What’s so interesting about the parable is that in it, the person who has exalted themself is asked to move to make room for a guest of honor. But the person who has humbled themself is told to “move up higher” without any mention of displacing anyone. That is, the self-exalted is brought low, displaced by another, but the humble is raised up without having to displace another. By having made room for others to be honored, the humble has added space at the table. In the Kingdom of God, it is no longer a zero-sum game.

V. END

We are so accustomed to thinking in those terms that it can be hard for us to see it. When we are asked to confront our privilege and to make room for others, we wail as if we are losing something. And yes, those of us who have some kind of privilege do stand to lose that privilege. But that’s all it was: a privilege; not a right. We hadn’t earned it. We didn’t deserve special treatment as whatever privileged group we happened to find ourselves in. Not any more than those who just happened to be excluded from that same privilege, anyway.
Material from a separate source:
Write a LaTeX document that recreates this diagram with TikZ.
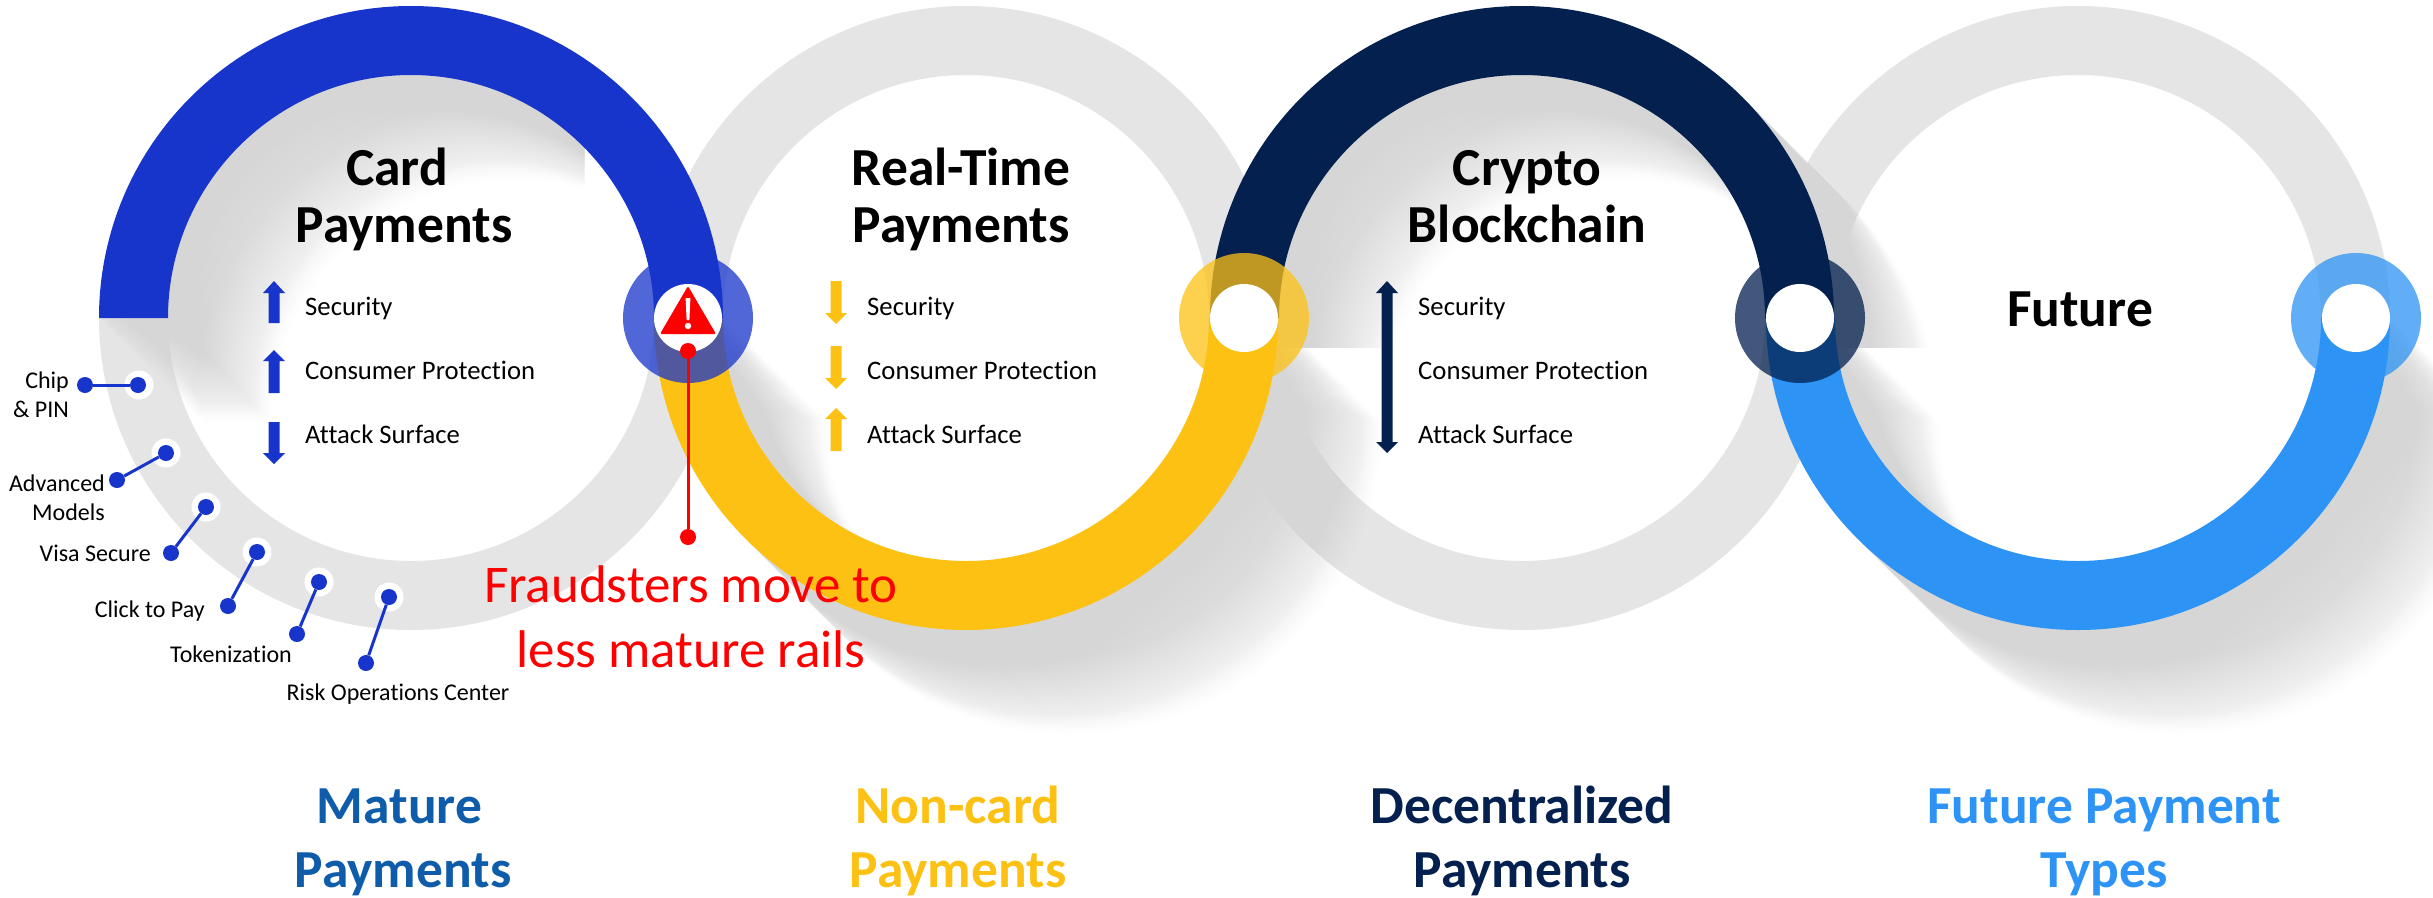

The reality is that when we make a place at the table, when we are willing to forsake our privilege, we “move up higher.” For we not only find that the places at the table are increased, but that we have helped to build something wonderful, something better. We may lose some measure of privilege, but what we gain is so much more valuable: genuine human community that celebrates the strength that comes through unity in diversity, and a powerful witness to what the Kingdom of God is like.

We are a jealous lot, we human beings. We are jealous of grace. Jealous of love. Jealous of our blessings, whether earned or unearned. Jealous of all the things we imagine to be scarce.

But the Kingdom of God is not a dominion of scarcity. It is a dominion of gracious abundance. When we foresake our place of honor, we do so out of trust that there is enough honor, enough grace, enough love to go around. When we make room at the table, we do so confident that there will always be more room that God will make available. And when we lower ourselves, it is out of a firm conviction that only by lowering ourseves can we truly “move up higher.”